L'année 1891 est la première pour laquelle les archives conservent les listes nominatives du recensement pour cette partie de la banlieue parisienne. Le tableau des activités économiques présentes de manière ancienne sur le territoire sera donc fait à partir du dépouillement d'une autre source, le Bottin du commerce, qui a l'avantage d'être en série continue sur l'ensemble de la période et de proposer la liste des établissements industriels et commerciaux, des commerçants et des artisans à l'échelle communale. Ce dépouillement a été fait en prenant la logique quinquennale afin de respecter les intervalles des recensements, seuls moments où on peut confronter des données qualitatives aux évolutions démographiques des communes.

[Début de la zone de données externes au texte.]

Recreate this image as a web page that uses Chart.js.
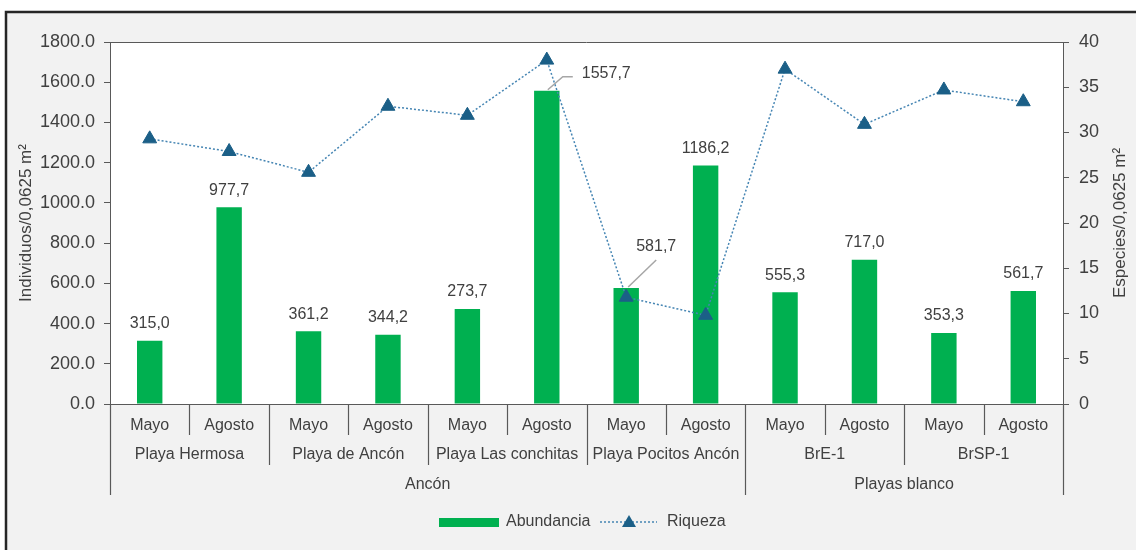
<!DOCTYPE html>
<html>
<head>
<meta charset="utf-8">
<script src="https://cdn.jsdelivr.net/npm/chart.js"></script>
<style>
  body { margin: 0; background: #ffffff; }
  canvas { display: block; }
</style>
</head>
<body>
<canvas id="chartCombo" width="1136" height="550"></canvas>
<script>
// data
const months = ["Mayo", "Agosto", "Mayo", "Agosto", "Mayo", "Agosto", "Mayo", "Agosto", "Mayo", "Agosto", "Mayo", "Agosto"];
const sites = ["Playa Hermosa", "Playa de Ancón", "Playa Las conchitas", "Playa Pocitos Ancón", "BrE-1", "BrSP-1"];
const regions = ["Ancón", "Playas blanco"];
const sitesPerRegion = [4, 2];
const abundancia = [315.0, 977.7, 361.2, 344.2, 472.0, 1557.7, 577.0, 1186.2, 555.3, 717.0, 353.3, 561.7];
const abundanciaLabels = ["315,0", "977,7", "361,2", "344,2", "273,7", "1557,7", "581,7", "1186,2", "555,3", "717,0", "353,3", "561,7"];
const riqueza = [29.3, 27.9, 25.6, 32.9, 31.9, 38.0, 11.8, 9.8, 37.0, 30.9, 34.7, 33.4];

const FONT = "'Liberation Sans', Arial, sans-serif";
const TXT = "#404040";
const AXIS = "#595959";
const GREEN = "#00b050";
const BLUE = "#1b5f87";
const DOTS = "#4585b3";

// labels that were moved off their bar, with a leader line
const movedLabels = {
  5: { dx: 35, dy: -17, align: "left", leader: [[1, -1], [16, -14], [26, -14]] },
  6: { dx: 30, dy: -41, align: "center", leader: [[2, -1], [30, -28]] }
};

const decorPlugin = {
  id: "decor",
  beforeDraw(chart) {
    const ctx = chart.ctx;
    const a = chart.chartArea;
    ctx.save();
    ctx.fillStyle = "#ffffff";
    ctx.fillRect(0, 0, chart.width, chart.height);
    ctx.fillStyle = "#f2f2f2";
    ctx.fillRect(7, 13, chart.width - 7, chart.height - 13);
    ctx.strokeStyle = "#262626";
    ctx.lineWidth = 2.5;
    ctx.beginPath();
    ctx.moveTo(6, chart.height);
    ctx.lineTo(6, 12);
    ctx.lineTo(chart.width, 12);
    ctx.stroke();
    ctx.fillStyle = "#ffffff";
    ctx.fillRect(a.left, a.top, a.right - a.left, a.bottom - a.top);
    ctx.restore();
  },
  afterDraw(chart) {
    const ctx = chart.ctx;
    const a = chart.chartArea;
    const x = chart.scales.x;
    ctx.save();

    // top border of plot
    ctx.strokeStyle = AXIS;
    ctx.lineWidth = 1;
    ctx.beginPath();
    ctx.moveTo(a.left, a.top + 0.5);
    ctx.lineTo(a.right, a.top + 0.5);
    ctx.stroke();

    // category separators, three levels deep
    const rowH = 30;
    const regionEnds = [];
    let acc = 0;
    sitesPerRegion.forEach(n => { acc += n * 2; regionEnds.push(acc); });
    const edge = i => {
      if (i === 0) return a.left;
      if (i === months.length) return a.right;
      return (x.getPixelForValue(i - 1) + x.getPixelForValue(i)) / 2;
    };
    ctx.strokeStyle = AXIS;
    ctx.lineWidth = 1.2;
    for (let i = 0; i <= months.length; i++) {
      let depth = 1;
      if (i % 2 === 0) depth = 2;
      if (i === 0 || regionEnds.includes(i)) depth = 3;
      const px = Math.round(edge(i)) + 0.5;
      ctx.beginPath();
      ctx.moveTo(px, a.bottom);
      ctx.lineTo(px, a.bottom + rowH * depth + 1);
      ctx.stroke();
    }

    ctx.fillStyle = TXT;
    ctx.font = "16px " + FONT;
    ctx.textAlign = "center";
    ctx.textBaseline = "middle";
    sites.forEach((s, k) => {
      const cx = (edge(k * 2) + edge(k * 2 + 2)) / 2;
      ctx.fillText(s, cx, a.bottom + rowH * 1.5 + 6);
    });
    let start = 0;
    regions.forEach((r, k) => {
      const end = regionEnds[k];
      const cx = (edge(start) + edge(end)) / 2;
      ctx.fillText(r, cx, a.bottom + rowH * 2.5 + 6);
      start = end;
    });

    // bar value labels
    const bars = chart.getDatasetMeta(0).data;
    bars.forEach((bar, i) => {
      const m = movedLabels[i];
      if (m) {
        ctx.strokeStyle = "#a6a6a6";
        ctx.lineWidth = 1.5;
        ctx.beginPath();
        m.leader.forEach((p, j) => {
          if (j === 0) ctx.moveTo(bar.x + p[0], bar.y + p[1]);
          else ctx.lineTo(bar.x + p[0], bar.y + p[1]);
        });
        ctx.stroke();
        ctx.textAlign = m.align;
        ctx.fillText(abundanciaLabels[i], bar.x + m.dx, bar.y + m.dy);
      } else {
        ctx.textAlign = "center";
        ctx.fillText(abundanciaLabels[i], bar.x, bar.y - 17);
      }
    });

    // axis titles
    const midY = (a.top + a.bottom) / 2;
    ctx.textAlign = "center";
    ctx.font = "17px " + FONT;
    [["Individuos/0,0625 m²", 26], ["Especies/0,0625 m²", 1120]].forEach(t => {
      ctx.save();
      ctx.translate(t[1], midY);
      ctx.rotate(-Math.PI / 2);
      ctx.fillText(t[0], 0, 0);
      ctx.restore();
    });

    // legend
    ctx.font = "16px " + FONT;
    const ly = 522;
    ctx.fillStyle = GREEN;
    ctx.fillRect(439, ly - 4, 60, 9);
    ctx.fillStyle = TXT;
    ctx.textAlign = "left";
    ctx.fillText(chart.data.datasets[0].label, 506, ly);
    ctx.strokeStyle = DOTS;
    ctx.lineWidth = 1.5;
    ctx.setLineDash([2, 2]);
    ctx.beginPath();
    ctx.moveTo(600, ly);
    ctx.lineTo(657, ly);
    ctx.stroke();
    ctx.setLineDash([]);
    ctx.fillStyle = BLUE;
    ctx.beginPath();
    ctx.moveTo(629, ly - 7);
    ctx.lineTo(636, ly + 5);
    ctx.lineTo(622, ly + 5);
    ctx.closePath();
    ctx.fill();
    ctx.fillStyle = TXT;
    ctx.fillText(chart.data.datasets[1].label, 667, ly);

    ctx.restore();
  }
};

const data = {
  labels: months,
  datasets: [
    {
      type: "bar",
      label: "Abundancia",
      data: abundancia,
      backgroundColor: GREEN,
      borderWidth: 0,
      barPercentage: 0.32,
      categoryPercentage: 1,
      yAxisID: "y",
      order: 2
    },
    {
      type: "line",
      label: "Riqueza",
      data: riqueza,
      borderColor: DOTS,
      borderWidth: 1.5,
      borderDash: [2, 2],
      pointStyle: "triangle",
      pointRadius: 8,
      pointBackgroundColor: BLUE,
      pointBorderColor: BLUE,
      pointBorderWidth: 1,
      tension: 0,
      yAxisID: "y1",
      order: 1
    }
  ]
};

const configCombo = {
  type: "bar",
  data,
  options: {
    responsive: false,
    animation: false,
    devicePixelRatio: 1,
    layout: { padding: { top: 42, left: 0, right: 0, bottom: 0 } },
    plugins: { legend: { display: false }, tooltip: { enabled: false } },
    scales: {
      x: {
        offset: true,
        grid: { display: true, drawOnChartArea: false, drawTicks: false },
        border: { display: true, color: AXIS },
        ticks: { color: TXT, font: { family: FONT, size: 16 }, padding: 12, maxRotation: 0, autoSkip: false },
        afterFit: s => { s.height = 146; }
      },
      y: {
        position: "left",
        min: 0,
        max: 1800,
        grid: { drawOnChartArea: false, tickLength: 6, color: AXIS },
        border: { display: true, color: AXIS },
        ticks: { stepSize: 200, color: TXT, font: { family: FONT, size: 18 }, padding: 9, callback: v => v.toFixed(1) },
        afterFit: s => { s.width = 110; }
      },
      y1: {
        position: "right",
        min: 0,
        max: 40,
        grid: { drawOnChartArea: false, tickLength: 6, color: AXIS },
        border: { display: true, color: AXIS },
        ticks: { stepSize: 5, color: TXT, font: { family: FONT, size: 18 }, padding: 10 },
        afterFit: s => { s.width = 73; }
      }
    }
  },
  plugins: [decorPlugin]
};

var chartCombo = new Chart(document.getElementById("chartCombo"), configCombo);
</script>
</body>
</html>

Les biais sont encore nombreux : en effet, les comparaisons ne se feront pas en terme d'agrégats statistiques, les deux sources ne présentant pas les mêmes données : le recensement est individuel et donne la profession des habitants, quel que soit le lieu où ils travaillent ; à l'inverse, le Bottin du commerce n'est que territorial, et il donne les listes et adresses des établissements existants, y compris lorsque ceux qui y travaillent n'habitent pas la commune 216 .

C'est donc dans le souci de présenter un paysage de banlieue dont la mixité sociale a été montrée pour la veille de la guerre que j'ai entrepris cette analyse croisée. Elle permet de saisir l'évolution des paysages et des habitants – et donc de comprendre une partie des raisons aboutissant à des politiques locales urbaines contrastées. Enfin, en proposant de montrer la fin de l'espace rural en proche banlieue et l'émergence d'une forme socioculturelle d'espace banlieusards à la Belle Epoque, il s'agit aussi de réfléchir à la notion inconfortable de "banlieue populaire". L'extraordinaire diversité sociale, familiale et professionnelle de ce territoire peut en faire autant le lieu privilégié de tous les conservatismes politiques comme d'initiatives politiques, timides et méconnues du fait du prisme déformant de l'action politique communiste et socialiste dans la banlieue parisienne de l'entre-deux-guerres 217 .

Notes
216.

Cela confirme la difficulté de travailler sur les migrations pendulaires, qui ne peuvent être appréhendées avant 1891 que par les archives des transports en commun (omnibus et trains) ou par celles des entreprises. Cf. Brunet, Une banlieue ouvrière, Saint-Denis, thèse citée ; Faure A., "nous travaillons 10 heures pas jour plus le chemin. Les déplacements de travail chez les ouvriers parisiens, 1880-1914", in Topalov, C., Magri S., dir. Villes ouvrières, 1850-1950, l'Harmattan, pp. 93-107, à partir des fichiers des accidentés du travail dans deux entreprises du 19e, Félix Potin et les raffineries Lebaudy.

217.

Fourcaut, A. Banlieue rouge 1920-1960 : Années Gabin, années Thorez. Archétype du populaire, banc d'essai des modernités. Autrement, 1992 [Revue Autrement, série Mémoire] 293 p.